2020 has been a difficult and trying year for many, as the COVID-19 pandemic has impacted millions and millions of lives. In the United States, more than 230,000 people have died due to the coronavirus and complications from it, meaning millions have seen the direct impact of losing someone in their family or a close friend.
Among those is Timberwolves star Karl-Anthony Towns, who lost his mother, Jacqueline, to COVID-19 back in April. Towns spoke about his mother’s battle with the virus, which put her in a medically-induced coma prior to her passing, in a video in late March offering a plea for people to take the pandemic seriously and calling for support for medical facilities which were, at the time, facing shortages of PPE, ventilators, and other much-needed equipment.
Since then, Towns has been active in the fight for social justice, marching with citizens in Minnesota after the death of George Floyd, all the while dealing with the devastation of losing his mother, with whom he was extremely close. On Monday night, Towns posted a video to his YouTube channel titled “The Toughest Year Of My Life” in which he sat down for an interview to talk about the weeks that his mother was sick and in the hospital and how he’s tried to deal and cope with the emotions of losing her.
It is a raw account of the most difficult period of his life, as he opened up about everything from making incredibly difficult decisions about how to proceed after she had a stroke to having to call his grandmother to tell her that her daughter had passed.
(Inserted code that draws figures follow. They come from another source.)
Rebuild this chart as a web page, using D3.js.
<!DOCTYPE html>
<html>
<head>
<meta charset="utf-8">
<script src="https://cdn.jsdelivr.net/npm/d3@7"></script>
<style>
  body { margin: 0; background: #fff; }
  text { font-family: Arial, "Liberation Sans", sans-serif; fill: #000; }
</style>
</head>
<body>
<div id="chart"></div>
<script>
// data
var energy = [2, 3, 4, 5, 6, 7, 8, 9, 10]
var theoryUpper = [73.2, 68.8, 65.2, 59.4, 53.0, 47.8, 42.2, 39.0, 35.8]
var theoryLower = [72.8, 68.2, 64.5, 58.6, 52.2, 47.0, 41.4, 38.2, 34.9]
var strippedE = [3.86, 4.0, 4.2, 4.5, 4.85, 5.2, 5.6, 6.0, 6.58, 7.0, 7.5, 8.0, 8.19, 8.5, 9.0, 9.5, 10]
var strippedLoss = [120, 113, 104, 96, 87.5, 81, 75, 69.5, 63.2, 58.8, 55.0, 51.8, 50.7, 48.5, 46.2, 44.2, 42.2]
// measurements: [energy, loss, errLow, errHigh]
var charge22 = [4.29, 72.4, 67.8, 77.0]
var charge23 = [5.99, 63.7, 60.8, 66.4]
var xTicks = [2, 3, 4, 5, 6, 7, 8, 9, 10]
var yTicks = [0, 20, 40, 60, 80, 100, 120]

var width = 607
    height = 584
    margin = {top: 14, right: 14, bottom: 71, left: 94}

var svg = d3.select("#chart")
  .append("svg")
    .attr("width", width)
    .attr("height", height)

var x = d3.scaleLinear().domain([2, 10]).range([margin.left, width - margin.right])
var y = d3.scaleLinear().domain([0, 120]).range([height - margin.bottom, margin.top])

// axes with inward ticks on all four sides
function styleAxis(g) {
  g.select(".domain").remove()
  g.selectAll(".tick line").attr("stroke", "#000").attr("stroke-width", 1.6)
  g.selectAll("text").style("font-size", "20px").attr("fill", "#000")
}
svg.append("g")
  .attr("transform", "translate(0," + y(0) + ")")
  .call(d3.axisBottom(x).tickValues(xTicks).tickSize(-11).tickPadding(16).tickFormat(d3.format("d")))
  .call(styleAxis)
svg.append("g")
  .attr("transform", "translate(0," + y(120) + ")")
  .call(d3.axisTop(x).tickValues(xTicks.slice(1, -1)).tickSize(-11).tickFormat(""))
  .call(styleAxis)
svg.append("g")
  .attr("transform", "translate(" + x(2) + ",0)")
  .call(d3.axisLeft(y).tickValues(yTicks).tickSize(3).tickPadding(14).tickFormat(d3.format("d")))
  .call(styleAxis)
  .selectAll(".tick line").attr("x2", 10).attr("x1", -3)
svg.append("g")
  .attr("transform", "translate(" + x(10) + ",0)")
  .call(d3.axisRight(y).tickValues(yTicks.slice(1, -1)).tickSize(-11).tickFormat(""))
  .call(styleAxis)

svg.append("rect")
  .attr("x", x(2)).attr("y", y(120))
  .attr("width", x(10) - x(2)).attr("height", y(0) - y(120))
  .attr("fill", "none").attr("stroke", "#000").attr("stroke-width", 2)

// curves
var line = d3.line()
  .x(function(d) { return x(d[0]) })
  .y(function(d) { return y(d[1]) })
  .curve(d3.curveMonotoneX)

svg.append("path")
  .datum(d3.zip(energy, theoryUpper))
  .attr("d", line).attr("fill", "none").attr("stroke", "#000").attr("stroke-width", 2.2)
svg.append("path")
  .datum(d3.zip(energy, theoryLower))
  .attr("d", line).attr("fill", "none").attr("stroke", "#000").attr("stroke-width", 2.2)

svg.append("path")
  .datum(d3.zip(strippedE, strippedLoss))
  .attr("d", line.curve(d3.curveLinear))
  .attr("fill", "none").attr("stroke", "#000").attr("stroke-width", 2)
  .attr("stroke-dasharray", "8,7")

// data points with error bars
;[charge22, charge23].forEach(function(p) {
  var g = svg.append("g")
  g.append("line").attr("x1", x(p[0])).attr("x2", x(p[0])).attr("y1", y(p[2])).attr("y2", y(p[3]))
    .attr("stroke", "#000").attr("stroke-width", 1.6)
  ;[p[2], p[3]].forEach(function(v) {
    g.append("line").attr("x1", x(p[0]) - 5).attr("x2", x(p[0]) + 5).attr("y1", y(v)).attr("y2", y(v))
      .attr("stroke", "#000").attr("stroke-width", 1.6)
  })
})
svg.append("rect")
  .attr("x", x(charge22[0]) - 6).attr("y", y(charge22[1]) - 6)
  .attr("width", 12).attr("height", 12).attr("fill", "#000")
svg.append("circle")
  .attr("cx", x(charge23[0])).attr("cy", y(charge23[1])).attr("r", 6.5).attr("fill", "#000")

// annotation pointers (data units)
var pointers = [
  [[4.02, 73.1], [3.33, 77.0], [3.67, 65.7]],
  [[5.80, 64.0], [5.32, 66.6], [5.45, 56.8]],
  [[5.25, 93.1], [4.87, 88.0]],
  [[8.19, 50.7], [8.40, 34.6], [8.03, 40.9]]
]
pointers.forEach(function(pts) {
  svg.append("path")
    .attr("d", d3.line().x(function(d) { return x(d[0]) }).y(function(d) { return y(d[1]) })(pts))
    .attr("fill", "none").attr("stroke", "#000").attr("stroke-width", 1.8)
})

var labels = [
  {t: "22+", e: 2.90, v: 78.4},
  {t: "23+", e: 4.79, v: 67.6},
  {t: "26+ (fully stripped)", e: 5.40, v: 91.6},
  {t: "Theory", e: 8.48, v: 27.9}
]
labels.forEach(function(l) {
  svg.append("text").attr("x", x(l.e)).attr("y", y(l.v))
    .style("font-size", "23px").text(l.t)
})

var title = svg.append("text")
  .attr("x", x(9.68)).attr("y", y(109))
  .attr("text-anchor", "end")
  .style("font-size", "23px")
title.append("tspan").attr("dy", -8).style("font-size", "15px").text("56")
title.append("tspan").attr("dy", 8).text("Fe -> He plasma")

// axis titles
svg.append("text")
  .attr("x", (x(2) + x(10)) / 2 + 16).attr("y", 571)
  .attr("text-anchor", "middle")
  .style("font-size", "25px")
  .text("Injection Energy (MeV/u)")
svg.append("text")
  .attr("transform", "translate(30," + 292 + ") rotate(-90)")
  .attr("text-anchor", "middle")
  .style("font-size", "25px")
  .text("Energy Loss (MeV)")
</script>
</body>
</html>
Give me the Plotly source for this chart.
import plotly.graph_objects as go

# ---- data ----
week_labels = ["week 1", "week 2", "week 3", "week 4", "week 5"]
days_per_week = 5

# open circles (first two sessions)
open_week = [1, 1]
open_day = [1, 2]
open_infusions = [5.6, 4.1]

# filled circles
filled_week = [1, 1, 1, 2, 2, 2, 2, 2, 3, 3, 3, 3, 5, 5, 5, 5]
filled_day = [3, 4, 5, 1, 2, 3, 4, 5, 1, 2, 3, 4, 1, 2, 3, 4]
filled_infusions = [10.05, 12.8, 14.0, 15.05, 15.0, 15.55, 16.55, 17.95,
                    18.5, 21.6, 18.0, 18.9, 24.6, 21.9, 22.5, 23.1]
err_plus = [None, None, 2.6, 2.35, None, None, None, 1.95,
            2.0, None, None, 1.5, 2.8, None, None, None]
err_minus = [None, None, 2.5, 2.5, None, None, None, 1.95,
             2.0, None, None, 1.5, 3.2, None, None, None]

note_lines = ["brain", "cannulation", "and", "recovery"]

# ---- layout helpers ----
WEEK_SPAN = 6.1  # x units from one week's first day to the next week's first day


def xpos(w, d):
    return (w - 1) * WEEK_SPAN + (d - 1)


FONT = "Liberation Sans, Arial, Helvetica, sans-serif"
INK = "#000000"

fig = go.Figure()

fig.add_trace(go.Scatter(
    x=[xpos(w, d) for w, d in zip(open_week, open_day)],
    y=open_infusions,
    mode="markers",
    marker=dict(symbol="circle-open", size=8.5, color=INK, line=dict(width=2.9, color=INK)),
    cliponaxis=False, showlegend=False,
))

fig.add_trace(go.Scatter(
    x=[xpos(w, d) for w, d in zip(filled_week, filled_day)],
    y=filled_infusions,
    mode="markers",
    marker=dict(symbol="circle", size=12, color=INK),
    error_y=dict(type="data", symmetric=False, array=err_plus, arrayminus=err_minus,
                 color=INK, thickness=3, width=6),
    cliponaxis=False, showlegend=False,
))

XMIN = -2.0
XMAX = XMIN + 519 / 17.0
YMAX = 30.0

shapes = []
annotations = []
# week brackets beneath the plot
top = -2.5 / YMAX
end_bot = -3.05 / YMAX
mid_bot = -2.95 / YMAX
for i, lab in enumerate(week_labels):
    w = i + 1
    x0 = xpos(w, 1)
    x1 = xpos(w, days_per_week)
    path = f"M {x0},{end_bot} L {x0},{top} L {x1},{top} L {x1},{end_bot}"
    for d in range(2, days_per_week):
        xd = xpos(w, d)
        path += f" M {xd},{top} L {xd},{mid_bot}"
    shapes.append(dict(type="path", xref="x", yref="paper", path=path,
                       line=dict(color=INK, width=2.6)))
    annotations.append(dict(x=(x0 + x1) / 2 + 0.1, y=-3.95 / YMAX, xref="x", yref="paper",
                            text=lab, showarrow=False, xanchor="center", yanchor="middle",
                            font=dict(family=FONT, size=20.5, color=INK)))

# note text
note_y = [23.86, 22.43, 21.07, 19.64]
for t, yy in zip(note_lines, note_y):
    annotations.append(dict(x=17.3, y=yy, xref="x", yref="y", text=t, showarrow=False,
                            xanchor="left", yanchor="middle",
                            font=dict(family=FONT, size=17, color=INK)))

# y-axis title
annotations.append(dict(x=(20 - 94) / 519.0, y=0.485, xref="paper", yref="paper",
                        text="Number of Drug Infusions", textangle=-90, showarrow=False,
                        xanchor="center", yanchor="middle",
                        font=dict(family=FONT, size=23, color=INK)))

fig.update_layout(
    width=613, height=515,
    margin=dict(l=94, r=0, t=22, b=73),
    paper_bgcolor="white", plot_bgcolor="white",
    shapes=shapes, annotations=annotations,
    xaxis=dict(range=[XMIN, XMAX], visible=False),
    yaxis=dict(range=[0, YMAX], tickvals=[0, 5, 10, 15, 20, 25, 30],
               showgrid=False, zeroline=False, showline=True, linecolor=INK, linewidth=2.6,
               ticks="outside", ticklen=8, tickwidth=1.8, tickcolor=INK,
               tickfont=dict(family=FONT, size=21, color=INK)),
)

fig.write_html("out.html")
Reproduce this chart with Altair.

It is something that Towns didn’t have to do publicly, but showing that emotion and explaining how difficult all of it was and still is — he says he simply has to take things day-by-day because how he feels still changes dramatically — is something that can help others that have been dealing with the same things.
There are millions who have lost family members and seeing Towns open up about his grief and how he’s trying to proceed by carrying his mother’s legacy forward is an incredibly powerful thing that can help others recognize they aren’t alone in this and that everyone, even an elite athlete, struggles with the same things on a daily basis and that it’s OK to do so.